Earlier this week we reported on the Infiniti’s plans to alter its product names, and obviously it ruffled more than a few feathers. This morning Infiniti President, Johan De Nysschen, took to Facebook to explain the changes and hinted at a new flagship.
The new car he mentioned in the open letter to Infiniti fans? A 550+ horsepower sedan powered by a 3.0-liter V6 fitted with charged induction that would sit atop the M56. By the current naming strategy, that vehicle would have to be called the M30 despite its being more powerful and expensive than the M56.
This follows along perfectly with what we had assumed. New, non-traditional powertrains and vehicle platforms would quickly become a jumble of nonsensical numbers and letters under the current Infiniti monikers.
Nysschen went on to explain, “Infiniti is becoming a global brand now, we are already active in almost 50 countries, the majority only very recently. Our new customers are unfamiliar with the brand and struggle to understand our range hierarchy. Is a JX above or below an FX? Where does an EX fit? What is the relationship between G and Infiniti M? Research confirms the majority of newcomers to our brand consider the naming to be somewhat arbitrary and confusing.”

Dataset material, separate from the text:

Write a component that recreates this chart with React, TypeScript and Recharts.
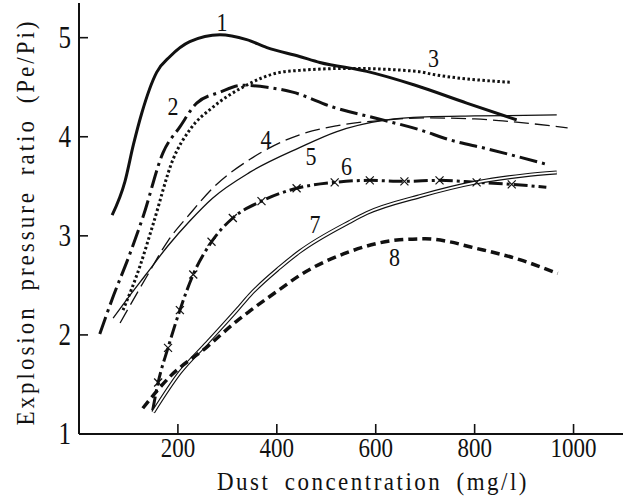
import React from 'react';
import { LineChart, Line, XAxis, YAxis, ReferenceDot } from 'recharts';

// axis ticks
const xTicks = [200, 400, 600, 800, 1000];
const yTicks = [1, 2, 3, 4, 5];

// [dust concentration (mg/l), Pe/Pi]
const curve1 = [
  [67, 3.21], [93, 3.55], [110, 3.92], [127, 4.24], [157, 4.65], [184, 4.81],
  [224, 4.96], [285, 5.03], [339, 4.98], [380, 4.9], [446, 4.81], [487, 4.75],
  [582, 4.66], [680, 4.52], [784, 4.34], [885, 4.17],
];
const curve2 = [
  [42, 2.01], [70, 2.4], [100, 2.78], [130, 3.2], [170, 3.84], [204, 4.1],
  [238, 4.34], [285, 4.45], [330, 4.52], [380, 4.5], [432, 4.45], [513, 4.3],
  [614, 4.17], [689, 4.07], [749, 3.97], [824, 3.88], [947, 3.72],
];
const curve3 = [
  [89, 2.25], [123, 2.69], [150, 3.12], [190, 3.77], [224, 4.07], [271, 4.3],
  [331, 4.5], [406, 4.65], [446, 4.67], [547, 4.69], [683, 4.66], [715, 4.63],
  [871, 4.55],
];
const curve4 = [
  [83, 2.12], [137, 2.59], [180, 2.95], [224, 3.22], [270, 3.48], [345, 3.77],
  [446, 4.02], [520, 4.11], [622, 4.17], [700, 4.19], [800, 4.18], [857, 4.16],
  [988, 4.09],
];
const curve5 = [
  [69, 2.17], [100, 2.38], [137, 2.62], [180, 2.9], [224, 3.15], [270, 3.38],
  [345, 3.64], [446, 3.89], [520, 4.05], [622, 4.17], [700, 4.2], [800, 4.21],
  [966, 4.22],
];
const curve6 = [
  [149, 1.24], [160, 1.52], [180, 1.87], [204, 2.25], [231, 2.61], [268, 2.94],
  [311, 3.18], [369, 3.35], [440, 3.48], [517, 3.54], [588, 3.56], [658, 3.55],
  [729, 3.56], [804, 3.54], [875, 3.52], [945, 3.49],
];
// which points of curve 6 carry an "x" marker
const curve6Marks = [1, 2, 3, 4, 5, 6, 7, 8, 9, 10, 11, 12, 13, 14];
const curve7 = [
  [150, 1.22], [204, 1.62], [259, 1.92], [319, 2.25], [345, 2.4], [406, 2.68],
  [446, 2.84], [547, 3.14], [582, 3.23], [689, 3.4], [804, 3.54], [900, 3.61],
  [966, 3.64],
];
const curve8 = [
  [129, 1.26], [184, 1.58], [259, 1.88], [319, 2.14], [345, 2.24], [406, 2.46],
  [446, 2.6], [547, 2.84], [648, 2.96], [700, 2.97], [749, 2.94], [790, 2.89],
  [891, 2.76], [968, 2.62],
];

const curveLabels = [
  { name: '1', x: 289, y: 5.15 },
  { name: '2', x: 190, y: 4.3 },
  { name: '3', x: 717, y: 4.78 },
  { name: '4', x: 378, y: 3.97 },
  { name: '5', x: 469, y: 3.8 },
  { name: '6', x: 541, y: 3.69 },
  { name: '7', x: 477, y: 3.11 },
  { name: '8', x: 638, y: 2.78 },
];

const INK = '#111';
const SERIF = '"Liberation Serif", "Times New Roman", serif';

const toPoints = (pts: number[][]) => pts.map(([x, y]) => ({ x, y }));

// text stretched vertically, the print uses a tall condensed face
const TallText = ({ x, y, size, stretch = 1.2, anchor = 'middle', rotate = 0, spacing = 0, wordSpacing = 0, children }: any) => (
  <text
    transform={`translate(${x},${y}) rotate(${rotate}) scale(1,${stretch})`}
    textAnchor={anchor}
    fontFamily={SERIF}
    fontSize={size}
    fill={INK}
    style={{ letterSpacing: spacing, wordSpacing }}
  >
    {children}
  </text>
);

const XTick = ({ x, y, payload }: any) => (
  <g>
    <line x1={x} y1={y} x2={x} y2={y - 10} stroke={INK} strokeWidth={1.6} />
    <TallText x={x} y={y + 23} size={23} stretch={1.22}>
      {payload.value}
    </TallText>
  </g>
);

const YTick = ({ x, y, payload }: any) => (
  <g>
    <line x1={x} y1={y} x2={x + 9} y2={y} stroke={INK} strokeWidth={1.6} />
    <TallText x={x - 8} y={y + 10} size={25} stretch={1.3} anchor="end">
      {payload.value}
    </TallText>
  </g>
);

const XTitle = ({ viewBox }: any) => {
  const vb = viewBox || { x: 79, y: 434 };
  return (
    <TallText x={vb.x + 294} y={vb.y + 56} size={23} stretch={1.12} spacing={2.5} wordSpacing={6}>
      Dust concentration (mg/l)
    </TallText>
  );
};

const YTitle = ({ viewBox }: any) => {
  const vb = viewBox || { x: 0, y: 3 };
  return (
    <TallText x={vb.x + 34} y={vb.y + 219} size={23} stretch={1.12} rotate={-90} spacing={3} wordSpacing={6}>
      Explosion pressure ratio (Pe/Pi)
    </TallText>
  );
};

const renderCross = (props: any) => {
  const { cx, cy, index } = props;
  if (!curve6Marks.includes(index)) return <g key={`c6-${index}`} />;
  const s = 4;
  return (
    <g key={`c6-${index}`}>
      <line x1={cx - s} y1={cy - s} x2={cx + s} y2={cy + s} stroke={INK} strokeWidth={1.2} />
      <line x1={cx - s} y1={cy + s} x2={cx + s} y2={cy - s} stroke={INK} strokeWidth={1.2} />
    </g>
  );
};

const CurveLabel = (props: any) => (
  <TallText x={props.cx} y={props.cy + 8} size={22} stretch={1.15}>
    {props.name}
  </TallText>
);

export default function App() {
  return (
    <div style={{ position: 'absolute', left: 0, top: 0, width: 626, height: 497, background: '#fff' }}>
      <LineChart width={626} height={497} margin={{ top: 3, right: 3, bottom: 0, left: 0 }}>
        <XAxis
          type="number"
          dataKey="x"
          domain={[0, 1100]}
          ticks={xTicks}
          interval={0}
          allowDataOverflow
          height={63}
          tickSize={0}
          tickMargin={0}
          tickLine={false}
          axisLine={{ stroke: INK, strokeWidth: 2 }}
          tick={<XTick />}
          label={<XTitle />}
        />
        <YAxis
          type="number"
          dataKey="y"
          domain={[1, 5.35]}
          ticks={yTicks}
          interval={0}
          allowDataOverflow
          width={79}
          tickSize={0}
          tickMargin={0}
          tickLine={false}
          axisLine={{ stroke: INK, strokeWidth: 2 }}
          tick={<YTick />}
          label={<YTitle />}
        />

        {/* 1: thick solid */}
        <Line data={toPoints(curve1)} dataKey="y" type="monotone" stroke={INK} strokeWidth={3} dot={false} isAnimationActive={false} />
        {/* 2: thick dash-dot */}
        <Line data={toPoints(curve2)} dataKey="y" type="monotone" stroke={INK} strokeWidth={3} strokeDasharray="18 5 3 5" dot={false} isAnimationActive={false} />
        {/* 3: dotted */}
        <Line data={toPoints(curve3)} dataKey="y" type="monotone" stroke={INK} strokeWidth={3} strokeDasharray="2.5 2.5" dot={false} isAnimationActive={false} />
        {/* 4: thin long dash */}
        <Line data={toPoints(curve4)} dataKey="y" type="monotone" stroke={INK} strokeWidth={1.3} strokeDasharray="15 6" dot={false} isAnimationActive={false} />
        {/* 5: thin solid */}
        <Line data={toPoints(curve5)} dataKey="y" type="monotone" stroke={INK} strokeWidth={1.3} dot={false} isAnimationActive={false} />
        {/* 6: dash-dot with x marks */}
        <Line data={toPoints(curve6)} dataKey="y" type="monotone" stroke={INK} strokeWidth={3} strokeDasharray="14 4 3 4" dot={renderCross} isAnimationActive={false} />
        {/* 7: double line */}
        <Line data={toPoints(curve7)} dataKey="y" type="monotone" stroke={INK} strokeWidth={4} dot={false} isAnimationActive={false} />
        <Line data={toPoints(curve7)} dataKey="y" type="monotone" stroke="#fff" strokeWidth={1.8} dot={false} isAnimationActive={false} />
        {/* 8: thick dashed */}
        <Line data={toPoints(curve8)} dataKey="y" type="monotone" stroke={INK} strokeWidth={3.5} strokeDasharray="9 5" dot={false} isAnimationActive={false} />

        {curveLabels.map((l) => (
          <ReferenceDot
            key={l.name}
            x={l.x}
            y={l.y}
            r={0}
            ifOverflow="visible"
            shape={(p: any) => <CurveLabel {...p} name={l.name} />}
          />
        ))}
      </LineChart>
    </div>
  );
}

We had speculated in our first report on the name change that all-wheel drive models would have to have an “X” following their name, which would, again, confuse uninitiated consumers. Not so, says Nysschen. “We won’t call all-wheel drive models Q50X or QX50X. The fact that a model may feature four wheel drive, will be indicated by specific badging describing this feature on the car, and is not part of the model name.”
So it appears despite the public outcry, Infiniti is sticking with the new names for 2014. Other automakers already trademarked all the other good names, hinted Nysschen, so Infiniti had to go with Q or QX followed by a double-digit number going in intervals of 10 denoting price and not engine size.
Amusingly just this morning, before the Nysschen letter was published, Autocar published an op/ed pleading for Infiniti to instead name their vehicles rather than assign them a code.
We’ll be sure to follow up on this story should more controversy arise. In the meantime, prepare yourself for an onslaught of Qs.